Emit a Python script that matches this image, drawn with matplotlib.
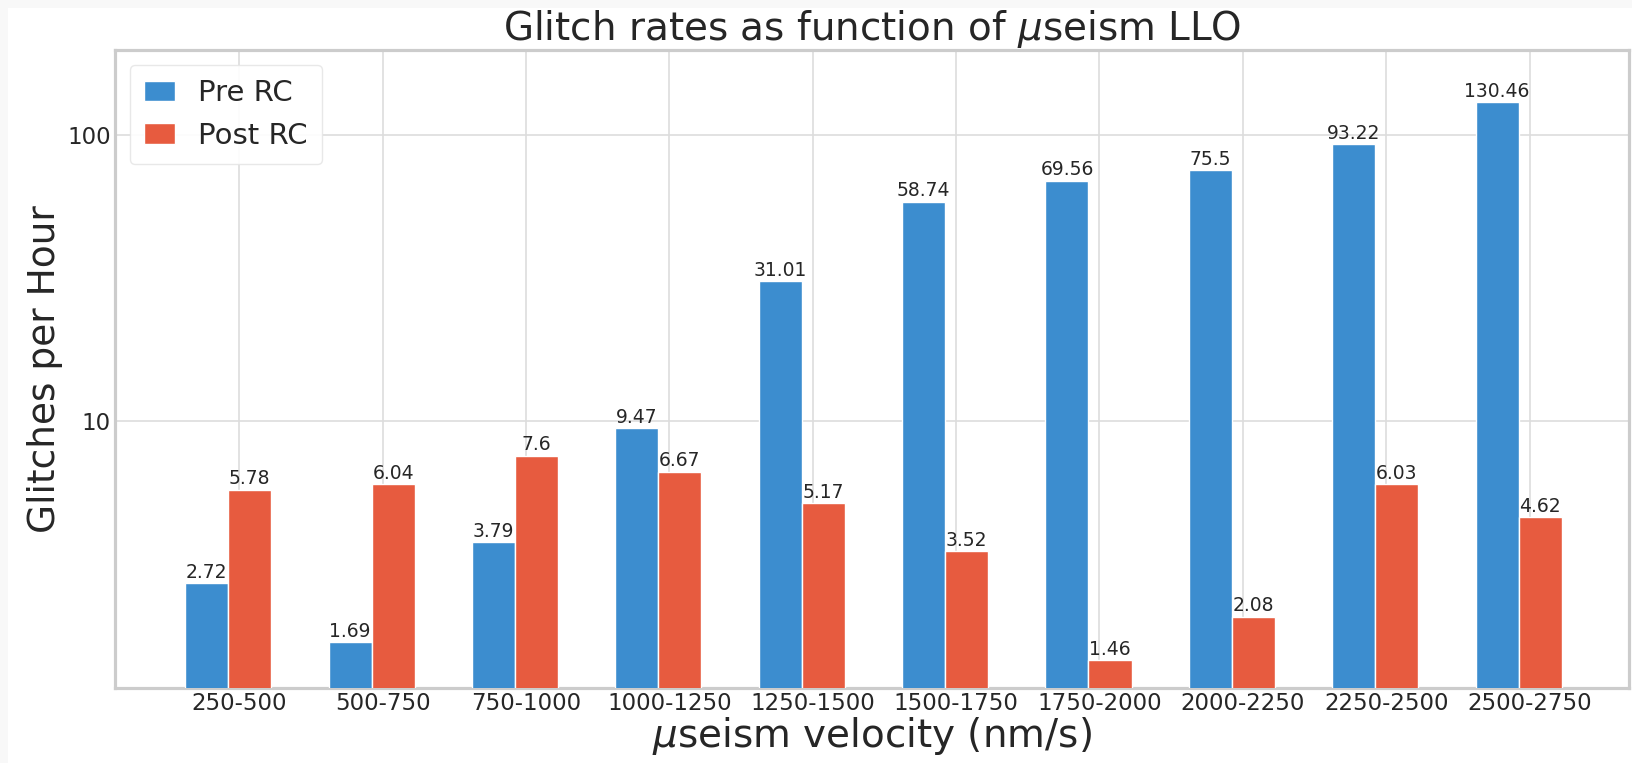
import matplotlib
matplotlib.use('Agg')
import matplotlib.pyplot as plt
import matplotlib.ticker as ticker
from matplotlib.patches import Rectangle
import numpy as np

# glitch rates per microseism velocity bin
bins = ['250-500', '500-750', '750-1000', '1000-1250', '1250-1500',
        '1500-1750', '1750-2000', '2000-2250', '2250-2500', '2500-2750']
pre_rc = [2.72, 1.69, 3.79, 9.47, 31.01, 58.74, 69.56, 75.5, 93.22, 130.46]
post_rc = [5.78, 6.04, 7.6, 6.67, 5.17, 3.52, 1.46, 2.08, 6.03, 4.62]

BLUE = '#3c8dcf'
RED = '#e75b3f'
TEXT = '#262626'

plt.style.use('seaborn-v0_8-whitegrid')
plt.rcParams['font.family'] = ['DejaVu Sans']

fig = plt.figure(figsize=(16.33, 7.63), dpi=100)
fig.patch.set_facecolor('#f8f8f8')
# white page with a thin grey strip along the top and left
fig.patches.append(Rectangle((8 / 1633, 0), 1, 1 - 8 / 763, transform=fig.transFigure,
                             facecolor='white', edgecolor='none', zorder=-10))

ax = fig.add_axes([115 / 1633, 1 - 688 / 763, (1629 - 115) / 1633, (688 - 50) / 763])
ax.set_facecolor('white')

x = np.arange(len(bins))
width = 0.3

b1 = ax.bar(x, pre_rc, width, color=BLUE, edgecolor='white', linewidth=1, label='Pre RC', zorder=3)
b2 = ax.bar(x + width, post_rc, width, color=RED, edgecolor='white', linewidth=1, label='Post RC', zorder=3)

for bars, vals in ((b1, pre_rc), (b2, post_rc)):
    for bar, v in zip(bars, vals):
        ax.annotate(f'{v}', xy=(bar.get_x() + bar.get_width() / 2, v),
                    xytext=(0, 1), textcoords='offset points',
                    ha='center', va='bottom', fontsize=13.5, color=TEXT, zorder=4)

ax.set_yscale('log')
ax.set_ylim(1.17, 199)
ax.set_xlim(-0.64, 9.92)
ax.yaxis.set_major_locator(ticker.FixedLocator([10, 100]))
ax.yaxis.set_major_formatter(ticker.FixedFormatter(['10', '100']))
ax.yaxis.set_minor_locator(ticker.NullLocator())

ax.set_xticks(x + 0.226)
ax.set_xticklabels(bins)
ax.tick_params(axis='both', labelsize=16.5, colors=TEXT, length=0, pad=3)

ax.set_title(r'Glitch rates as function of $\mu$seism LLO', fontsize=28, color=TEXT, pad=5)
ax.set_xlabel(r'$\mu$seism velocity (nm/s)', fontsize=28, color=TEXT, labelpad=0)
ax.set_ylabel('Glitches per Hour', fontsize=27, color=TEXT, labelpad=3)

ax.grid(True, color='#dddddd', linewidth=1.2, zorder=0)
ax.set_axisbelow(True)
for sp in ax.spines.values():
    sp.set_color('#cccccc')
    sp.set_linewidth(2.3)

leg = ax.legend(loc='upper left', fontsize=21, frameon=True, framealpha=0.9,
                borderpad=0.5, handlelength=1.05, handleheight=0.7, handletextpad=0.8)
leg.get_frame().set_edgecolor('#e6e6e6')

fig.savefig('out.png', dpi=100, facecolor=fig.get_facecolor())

### Work required
Leave the pictures out and please restate exactly the lines running from the start of the material through the one with "2.08, 6.03, 4.62]".

### Solved exercise
Emit a Python script that matches this image, drawn with matplotlib.
import matplotlib
matplotlib.use('Agg')
import matplotlib.pyplot as plt
import matplotlib.ticker as ticker
from matplotlib.patches import Rectangle
import numpy as np

# glitch rates per microseism velocity bin
bins = ['250-500', '500-750', '750-1000', '1000-1250', '1250-1500',
        '1500-1750', '1750-2000', '2000-2250', '2250-2500', '2500-2750']
pre_rc = [2.72, 1.69, 3.79, 9.47, 31.01, 58.74, 69.56, 75.5, 93.22, 130.46]
post_rc = [5.78, 6.04, 7.6, 6.67, 5.17, 3.52, 1.46, 2.08, 6.03, 4.62]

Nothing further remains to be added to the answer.